Матросы, вооруженные баграми, с разинутыми ртами рвали на себе волосы и одежду, слюна бежала по их грязным лицам, устремленным на кастрюлю Занзибара, сам Занзибар сбросил шлюпку и со всех сил греб веслами прочь. Стихия вокруг бушевала, волна гнала его на небоскреб, он отчаянно сопротивлялся, но ему не везло и отчаяние на его лице через минуту сменилось звоном битого стекла и возгласами уличных клерков.
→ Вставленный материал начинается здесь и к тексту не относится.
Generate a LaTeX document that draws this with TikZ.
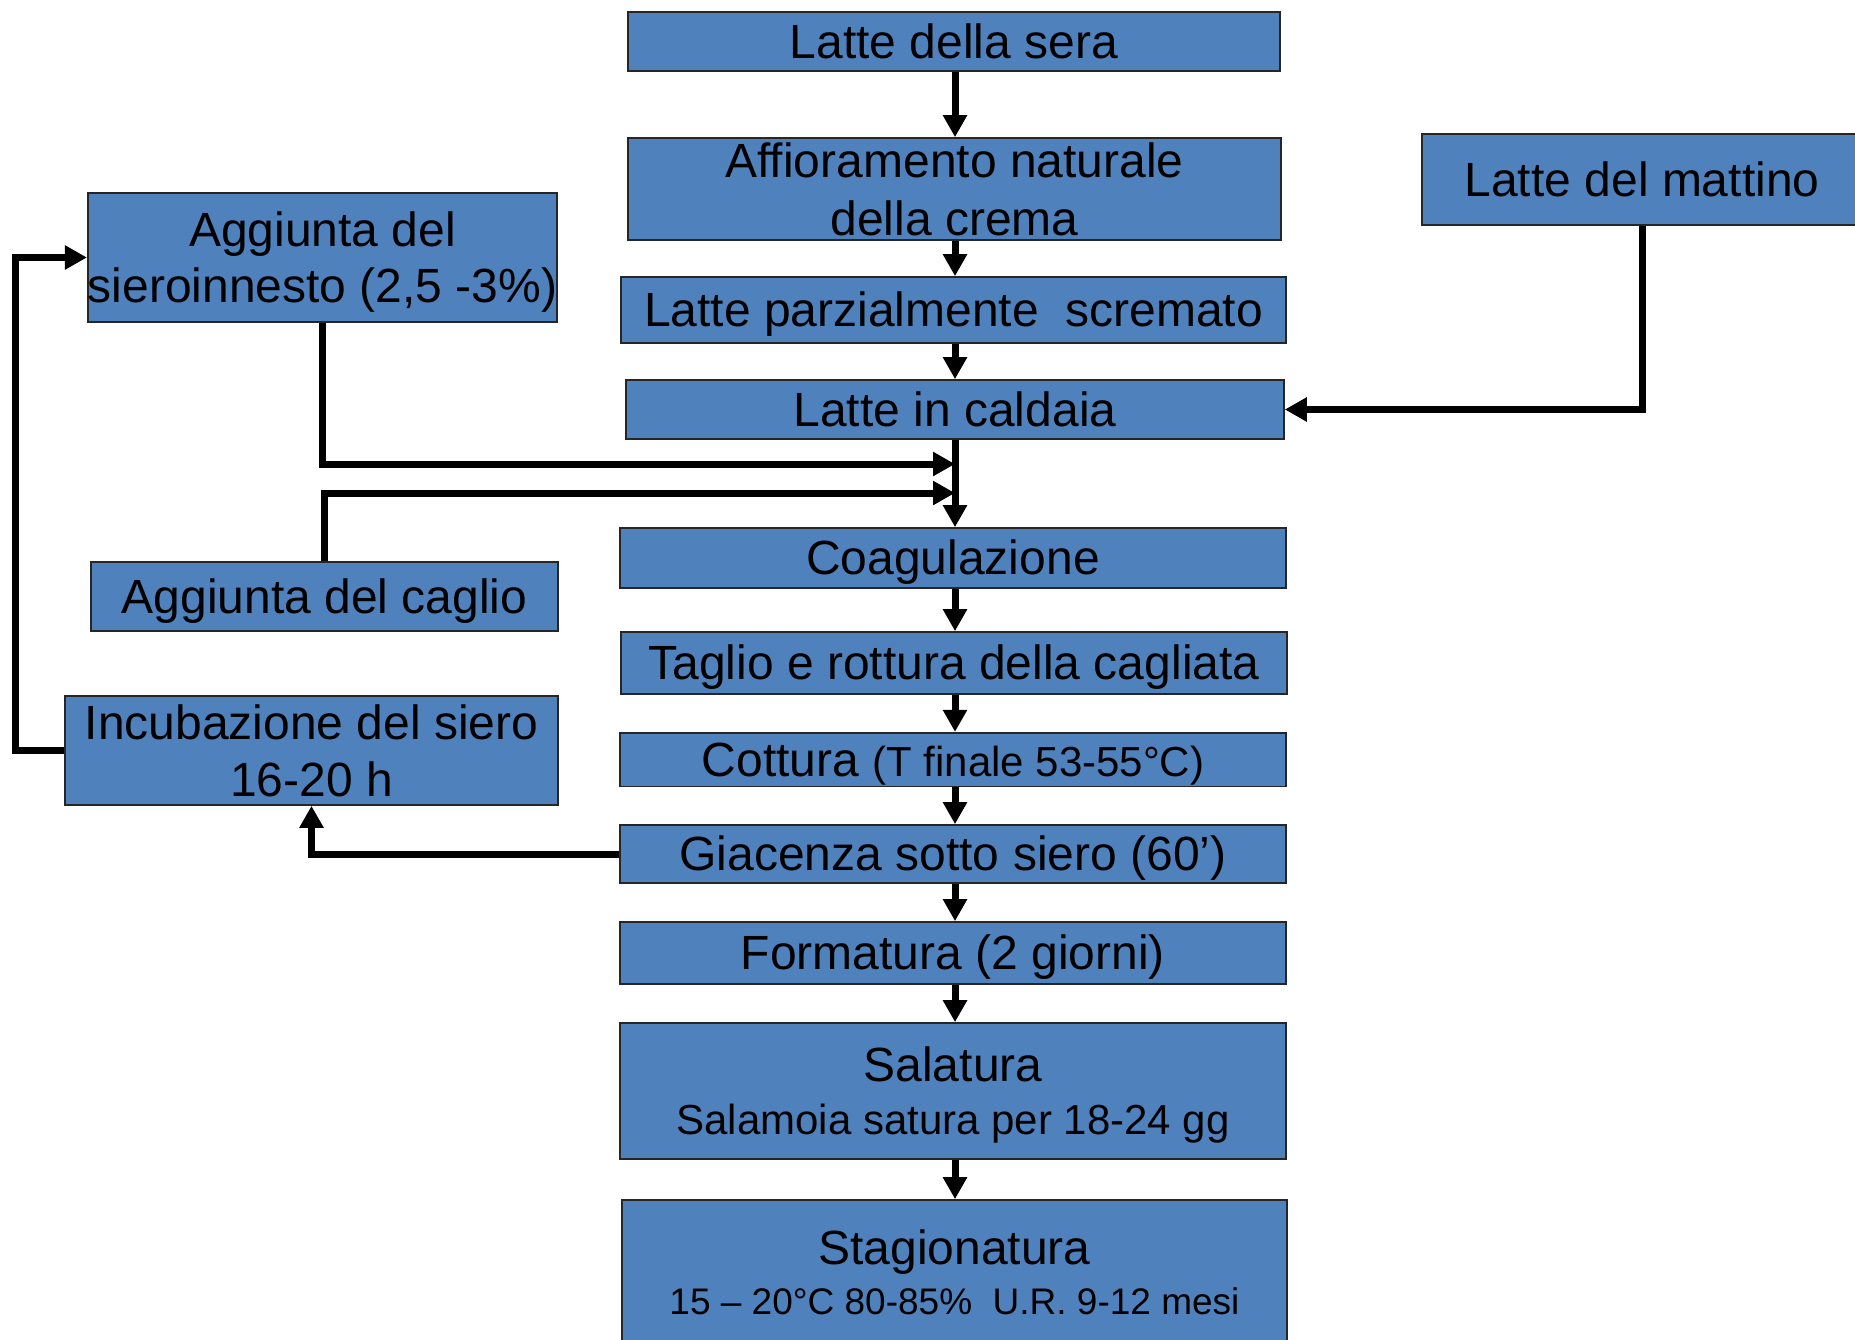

Добыча оказалась не велика, матросов после рвало еще два дня, так, что они забыли про запертых в трюме пассажиров, и те благополучно отправились восвояси на тот свет.
На утро следующего дня боцман собрал уцелевшую команду, состоящую из двух матросов, отчитал их за внешний вид и между делом сообщил, что запасы пресной воды иссякли и поинтересовался, а нет ли случайно у кого-нибудь высшего инженерного образования. Матросы впервые услышав странное слово «инженерного», потупили взоры и промолчали. Все свободны, гаркнул боцман и поплелся к капитану.